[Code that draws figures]

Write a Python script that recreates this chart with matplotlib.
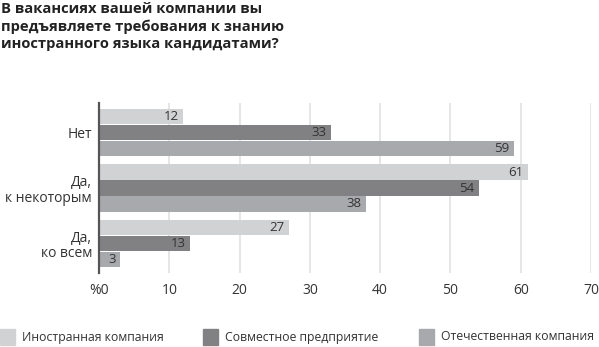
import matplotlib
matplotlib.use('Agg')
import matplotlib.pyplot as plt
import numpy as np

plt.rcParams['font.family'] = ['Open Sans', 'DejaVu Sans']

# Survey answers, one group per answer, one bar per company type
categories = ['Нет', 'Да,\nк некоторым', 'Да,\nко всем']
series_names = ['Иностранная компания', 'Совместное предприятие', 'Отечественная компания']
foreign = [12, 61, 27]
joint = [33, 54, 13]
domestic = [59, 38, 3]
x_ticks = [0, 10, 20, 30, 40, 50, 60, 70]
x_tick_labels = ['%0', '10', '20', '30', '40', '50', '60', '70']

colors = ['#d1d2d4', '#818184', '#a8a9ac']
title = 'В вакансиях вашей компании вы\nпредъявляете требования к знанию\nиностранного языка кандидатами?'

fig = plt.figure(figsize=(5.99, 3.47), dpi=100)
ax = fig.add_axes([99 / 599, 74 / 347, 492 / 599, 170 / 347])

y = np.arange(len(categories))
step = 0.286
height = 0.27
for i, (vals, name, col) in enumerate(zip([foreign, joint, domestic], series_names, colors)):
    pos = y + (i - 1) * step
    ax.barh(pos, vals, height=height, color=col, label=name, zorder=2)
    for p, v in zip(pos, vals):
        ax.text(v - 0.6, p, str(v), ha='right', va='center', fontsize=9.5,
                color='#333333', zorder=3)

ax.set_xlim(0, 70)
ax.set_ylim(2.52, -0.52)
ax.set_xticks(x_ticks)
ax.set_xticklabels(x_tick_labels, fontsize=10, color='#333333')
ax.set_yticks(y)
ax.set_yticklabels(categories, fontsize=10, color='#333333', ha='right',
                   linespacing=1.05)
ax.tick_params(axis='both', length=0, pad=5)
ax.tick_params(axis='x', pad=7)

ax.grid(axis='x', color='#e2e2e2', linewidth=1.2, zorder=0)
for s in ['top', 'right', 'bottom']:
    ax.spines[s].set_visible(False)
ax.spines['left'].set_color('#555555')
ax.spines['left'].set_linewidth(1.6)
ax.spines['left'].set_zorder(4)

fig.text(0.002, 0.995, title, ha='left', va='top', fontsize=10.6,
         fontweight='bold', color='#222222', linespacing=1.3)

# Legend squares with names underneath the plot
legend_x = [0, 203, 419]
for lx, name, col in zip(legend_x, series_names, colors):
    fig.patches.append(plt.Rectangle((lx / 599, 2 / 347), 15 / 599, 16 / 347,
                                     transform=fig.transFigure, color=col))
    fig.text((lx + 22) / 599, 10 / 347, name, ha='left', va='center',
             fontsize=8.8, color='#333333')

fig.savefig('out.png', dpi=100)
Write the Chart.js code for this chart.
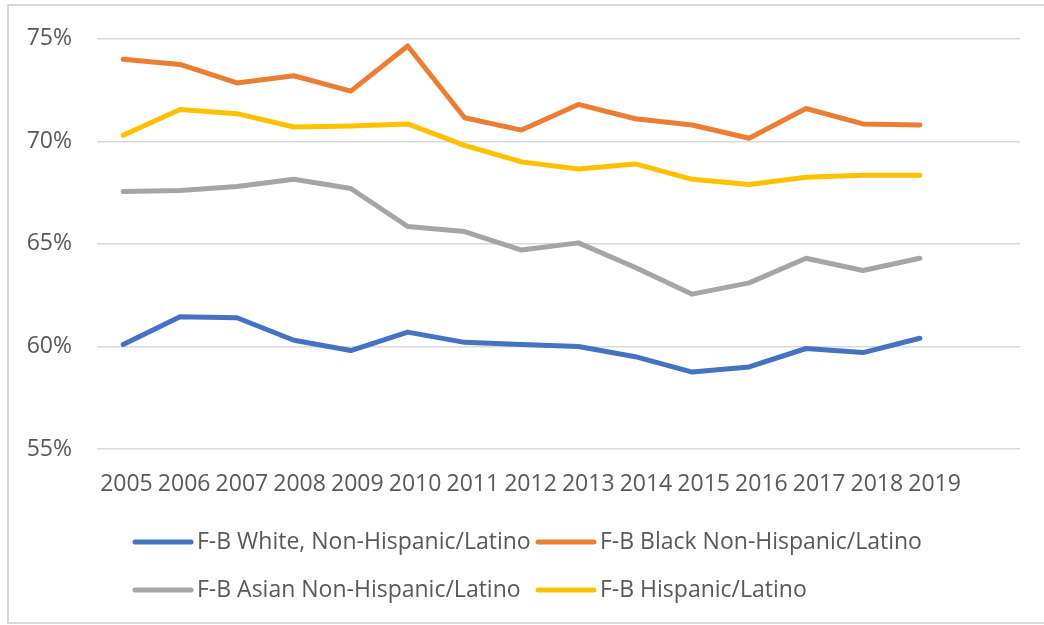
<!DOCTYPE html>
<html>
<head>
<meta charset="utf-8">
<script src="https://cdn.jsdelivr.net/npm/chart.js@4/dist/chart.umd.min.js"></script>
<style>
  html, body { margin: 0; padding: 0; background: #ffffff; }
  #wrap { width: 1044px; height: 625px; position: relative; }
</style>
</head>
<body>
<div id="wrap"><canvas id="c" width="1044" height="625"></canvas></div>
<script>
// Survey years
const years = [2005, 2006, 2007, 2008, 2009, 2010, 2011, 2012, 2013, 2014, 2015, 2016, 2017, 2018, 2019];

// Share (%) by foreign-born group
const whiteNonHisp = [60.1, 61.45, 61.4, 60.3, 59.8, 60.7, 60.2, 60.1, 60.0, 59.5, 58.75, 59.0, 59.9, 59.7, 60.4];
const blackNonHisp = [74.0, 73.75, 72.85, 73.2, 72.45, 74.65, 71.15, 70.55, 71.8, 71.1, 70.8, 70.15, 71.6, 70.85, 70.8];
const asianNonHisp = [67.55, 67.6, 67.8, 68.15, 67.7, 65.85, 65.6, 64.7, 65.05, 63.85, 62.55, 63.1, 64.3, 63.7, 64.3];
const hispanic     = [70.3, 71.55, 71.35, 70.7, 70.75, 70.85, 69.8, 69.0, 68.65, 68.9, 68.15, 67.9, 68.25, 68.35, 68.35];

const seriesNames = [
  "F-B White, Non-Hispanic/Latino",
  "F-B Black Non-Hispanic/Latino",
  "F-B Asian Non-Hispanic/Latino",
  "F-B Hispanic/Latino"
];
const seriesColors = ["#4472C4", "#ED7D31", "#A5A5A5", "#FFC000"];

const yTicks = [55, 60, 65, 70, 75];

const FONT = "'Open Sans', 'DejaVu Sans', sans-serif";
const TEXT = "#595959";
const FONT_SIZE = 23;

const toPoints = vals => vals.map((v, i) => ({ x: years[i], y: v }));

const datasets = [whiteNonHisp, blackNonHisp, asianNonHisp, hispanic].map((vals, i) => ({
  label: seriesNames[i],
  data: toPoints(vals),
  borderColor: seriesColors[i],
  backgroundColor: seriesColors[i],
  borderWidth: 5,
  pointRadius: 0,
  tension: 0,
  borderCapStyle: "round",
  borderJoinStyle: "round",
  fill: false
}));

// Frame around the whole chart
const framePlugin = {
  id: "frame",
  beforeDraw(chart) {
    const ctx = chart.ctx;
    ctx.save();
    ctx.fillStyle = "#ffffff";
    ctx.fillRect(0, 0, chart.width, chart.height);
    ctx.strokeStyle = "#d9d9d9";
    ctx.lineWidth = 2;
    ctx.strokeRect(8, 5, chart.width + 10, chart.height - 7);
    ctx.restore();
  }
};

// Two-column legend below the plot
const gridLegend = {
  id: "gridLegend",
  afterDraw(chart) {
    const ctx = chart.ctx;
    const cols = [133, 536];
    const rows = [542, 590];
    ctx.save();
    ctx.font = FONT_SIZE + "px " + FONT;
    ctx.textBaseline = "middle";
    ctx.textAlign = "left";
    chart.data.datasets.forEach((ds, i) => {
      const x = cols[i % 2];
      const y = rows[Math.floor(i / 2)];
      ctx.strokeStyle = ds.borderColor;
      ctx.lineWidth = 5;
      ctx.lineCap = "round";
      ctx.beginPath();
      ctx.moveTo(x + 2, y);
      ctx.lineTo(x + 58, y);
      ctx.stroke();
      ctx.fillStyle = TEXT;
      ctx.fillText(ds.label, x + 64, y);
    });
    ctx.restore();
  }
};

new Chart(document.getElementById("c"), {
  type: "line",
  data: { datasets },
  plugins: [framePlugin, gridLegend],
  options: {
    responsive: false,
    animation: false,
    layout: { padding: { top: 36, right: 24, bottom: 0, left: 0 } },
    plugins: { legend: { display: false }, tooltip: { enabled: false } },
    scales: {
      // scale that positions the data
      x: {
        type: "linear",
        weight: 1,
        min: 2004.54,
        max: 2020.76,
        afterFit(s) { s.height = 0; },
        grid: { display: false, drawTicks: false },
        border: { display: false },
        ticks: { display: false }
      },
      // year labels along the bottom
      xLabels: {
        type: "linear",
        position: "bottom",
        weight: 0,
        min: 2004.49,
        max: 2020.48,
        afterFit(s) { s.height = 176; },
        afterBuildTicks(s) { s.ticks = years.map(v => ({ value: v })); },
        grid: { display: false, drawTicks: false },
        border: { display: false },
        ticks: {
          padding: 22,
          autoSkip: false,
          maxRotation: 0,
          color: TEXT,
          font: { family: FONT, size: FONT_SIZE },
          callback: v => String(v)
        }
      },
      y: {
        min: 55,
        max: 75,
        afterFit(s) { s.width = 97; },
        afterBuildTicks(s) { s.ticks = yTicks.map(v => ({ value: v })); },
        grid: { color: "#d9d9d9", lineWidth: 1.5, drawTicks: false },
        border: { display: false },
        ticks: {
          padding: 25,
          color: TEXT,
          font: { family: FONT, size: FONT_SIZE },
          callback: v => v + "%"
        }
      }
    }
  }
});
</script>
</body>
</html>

**What you have to do:**
Exactly as they stand, quote the lines beginning with the one that contains "Write the Chart.js code for this chart." and ending with the one that contains "const toPoints = vals", with no pictures.

**Solution for this exercise:**
Write the Chart.js code for this chart.
<!DOCTYPE html>
<html>
<head>
<meta charset="utf-8">
<script src="https://cdn.jsdelivr.net/npm/chart.js@4/dist/chart.umd.min.js"></script>
<style>
  html, body { margin: 0; padding: 0; background: #ffffff; }
  #wrap { width: 1044px; height: 625px; position: relative; }
</style>
</head>
<body>
<div id="wrap"><canvas id="c" width="1044" height="625"></canvas></div>
<script>
// Survey years
const years = [2005, 2006, 2007, 2008, 2009, 2010, 2011, 2012, 2013, 2014, 2015, 2016, 2017, 2018, 2019];

// Share (%) by foreign-born group
const whiteNonHisp = [60.1, 61.45, 61.4, 60.3, 59.8, 60.7, 60.2, 60.1, 60.0, 59.5, 58.75, 59.0, 59.9, 59.7, 60.4];
const blackNonHisp = [74.0, 73.75, 72.85, 73.2, 72.45, 74.65, 71.15, 70.55, 71.8, 71.1, 70.8, 70.15, 71.6, 70.85, 70.8];
const asianNonHisp = [67.55, 67.6, 67.8, 68.15, 67.7, 65.85, 65.6, 64.7, 65.05, 63.85, 62.55, 63.1, 64.3, 63.7, 64.3];
const hispanic     = [70.3, 71.55, 71.35, 70.7, 70.75, 70.85, 69.8, 69.0, 68.65, 68.9, 68.15, 67.9, 68.25, 68.35, 68.35];

const seriesNames = [
  "F-B White, Non-Hispanic/Latino",
  "F-B Black Non-Hispanic/Latino",
  "F-B Asian Non-Hispanic/Latino",
  "F-B Hispanic/Latino"
];
const seriesColors = ["#4472C4", "#ED7D31", "#A5A5A5", "#FFC000"];

const yTicks = [55, 60, 65, 70, 75];

const FONT = "'Open Sans', 'DejaVu Sans', sans-serif";
const TEXT = "#595959";
const FONT_SIZE = 23;

const toPoints = vals => vals.map((v, i) => ({ x: years[i], y: v }));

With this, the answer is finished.